Juri ist zehn. Er weiß, was Gnade ist. Dass man geliebt wird, ohne etwas dafür tun zu müssen. Man muss nichts leisten, nicht besonders reich oder schön oder klug sein. Jeder ist liebenswert, einfach so. Gottes Liebe gibt es umsonst. Hoffentlich nicht nur seine!

Juri ging ein Licht auf am Reformationstag, als er mit seiner Klasse in der Kirche war. "Allein aus Gnade!" Martin Luther berührte sein Herz. Eigentlich ging Juri fast nie in die Kirche, aber jetzt macht er mit beim Krippenspiel.

Seit November wird Jesus jeden Mittwoch geboren. Maria und Josef machen sich auf den Weg nach Bethlehem. Die Wirte machen ein gutes Geschäft und haben für das Gotteskind keinen Platz. Der Engel kommt zu den Hirten, zu den armen Gesellen draußen vor der Tür: "Fürchtet Euch nicht!" Mehr als 40 Stadtteilkinder machen mit beim alten Spiel von Liebe und Gnade.

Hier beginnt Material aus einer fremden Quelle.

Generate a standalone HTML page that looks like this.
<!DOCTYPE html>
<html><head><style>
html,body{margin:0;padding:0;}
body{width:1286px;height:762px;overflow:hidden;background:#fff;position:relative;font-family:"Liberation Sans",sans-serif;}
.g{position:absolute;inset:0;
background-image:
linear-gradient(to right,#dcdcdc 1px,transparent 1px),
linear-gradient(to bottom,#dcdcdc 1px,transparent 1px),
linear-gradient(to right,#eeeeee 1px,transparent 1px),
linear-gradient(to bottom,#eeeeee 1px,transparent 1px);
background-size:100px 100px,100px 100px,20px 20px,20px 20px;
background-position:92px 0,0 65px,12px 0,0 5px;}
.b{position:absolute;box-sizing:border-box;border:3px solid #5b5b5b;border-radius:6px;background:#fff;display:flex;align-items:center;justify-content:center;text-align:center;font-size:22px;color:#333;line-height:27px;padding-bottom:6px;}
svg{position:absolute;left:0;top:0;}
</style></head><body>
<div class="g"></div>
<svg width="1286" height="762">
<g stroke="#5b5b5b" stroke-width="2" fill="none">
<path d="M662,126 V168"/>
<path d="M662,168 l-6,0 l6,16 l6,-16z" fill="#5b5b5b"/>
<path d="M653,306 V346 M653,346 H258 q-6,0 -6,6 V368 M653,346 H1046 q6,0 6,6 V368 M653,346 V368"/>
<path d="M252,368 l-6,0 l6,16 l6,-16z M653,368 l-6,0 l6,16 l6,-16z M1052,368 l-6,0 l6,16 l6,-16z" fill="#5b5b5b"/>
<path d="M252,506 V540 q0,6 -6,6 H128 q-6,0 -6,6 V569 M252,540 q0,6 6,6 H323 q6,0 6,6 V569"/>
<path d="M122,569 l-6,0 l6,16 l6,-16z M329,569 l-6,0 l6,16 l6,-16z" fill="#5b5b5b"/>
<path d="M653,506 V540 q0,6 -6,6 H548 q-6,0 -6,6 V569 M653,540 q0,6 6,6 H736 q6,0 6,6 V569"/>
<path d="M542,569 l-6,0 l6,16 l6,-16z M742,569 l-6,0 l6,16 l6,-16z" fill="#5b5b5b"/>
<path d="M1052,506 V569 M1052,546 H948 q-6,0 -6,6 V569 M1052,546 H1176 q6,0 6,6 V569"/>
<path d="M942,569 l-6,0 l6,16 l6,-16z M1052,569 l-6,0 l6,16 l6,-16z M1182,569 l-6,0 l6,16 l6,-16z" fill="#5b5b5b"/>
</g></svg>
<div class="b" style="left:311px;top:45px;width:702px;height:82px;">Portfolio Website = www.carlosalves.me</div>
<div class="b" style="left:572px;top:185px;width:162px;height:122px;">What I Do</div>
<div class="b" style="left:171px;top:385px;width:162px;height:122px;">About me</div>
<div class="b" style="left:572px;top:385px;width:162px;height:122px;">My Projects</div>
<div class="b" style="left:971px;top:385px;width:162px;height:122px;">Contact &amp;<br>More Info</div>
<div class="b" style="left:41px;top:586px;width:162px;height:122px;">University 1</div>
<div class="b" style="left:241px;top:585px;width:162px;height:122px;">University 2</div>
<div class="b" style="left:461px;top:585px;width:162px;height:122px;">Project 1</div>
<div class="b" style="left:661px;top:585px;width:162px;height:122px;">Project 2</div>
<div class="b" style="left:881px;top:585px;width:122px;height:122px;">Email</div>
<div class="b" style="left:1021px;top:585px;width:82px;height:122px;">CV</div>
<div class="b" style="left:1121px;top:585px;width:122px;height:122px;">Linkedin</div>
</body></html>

Der Hit ist das Josef-Lied: "Jeden Weg, den wir ziehn, den zieht Gott mit, ja er hilft uns, und er gibt die Kraft, dass selbst der Schwächste seinen Weg auch schafft."

Bei "Samt und Seife", einer Näherei gar nicht so weit von unserer Kirche, werden wunderhübsche rote Chorhemden gefertigt für ein Weihnachtskonzert.

Es ist der letzte Auftrag für die 30 Näherinnen, die in diesem Beschäftigungsprojekt in Steilshoop gearbeitet haben. Ihre Ein-Euro-Jobs laufen zum Ende des Jahres aus. Seit 25 Jahren gibt es "Samt und Seife". Die Frauen arbeiten für rund 160 Euro im Monat. Aber mindestens so wichtig wie das Geld ist ihnen, dass sie einen Ort haben, an dem sie geschätzt werden, beliebt und angesehen sind. Von dieser inneren Kraft leben ganze Familien und Nachbarschaften. Jetzt ist Schluss. Die Räume sind gekündigt. Am 21. Dezember ist Ausverkauf. "Ich war hier zu Hause", sagt eine Frau. Einige wollen ehrenamtlich die Abwicklung begleiten. Sie haben sonst keinen Ort in der Arbeitswelt. Mir treibt es die Tränen in die Augen. Herrscht in der Politik der Spar- und Sachzwänge nur noch Gnadenlosigkeit? Was ist los in unserer reichen Stadt, dass es für Menschen, die arbeiten können und wollen, keinen Ort mehr gibt, an dem sie angesehen und beliebt sind und sinnvolle Aufgaben haben? Es gibt so unendlich viel zu tun. In einer gnadenlosen Welt möchte ich nicht leben.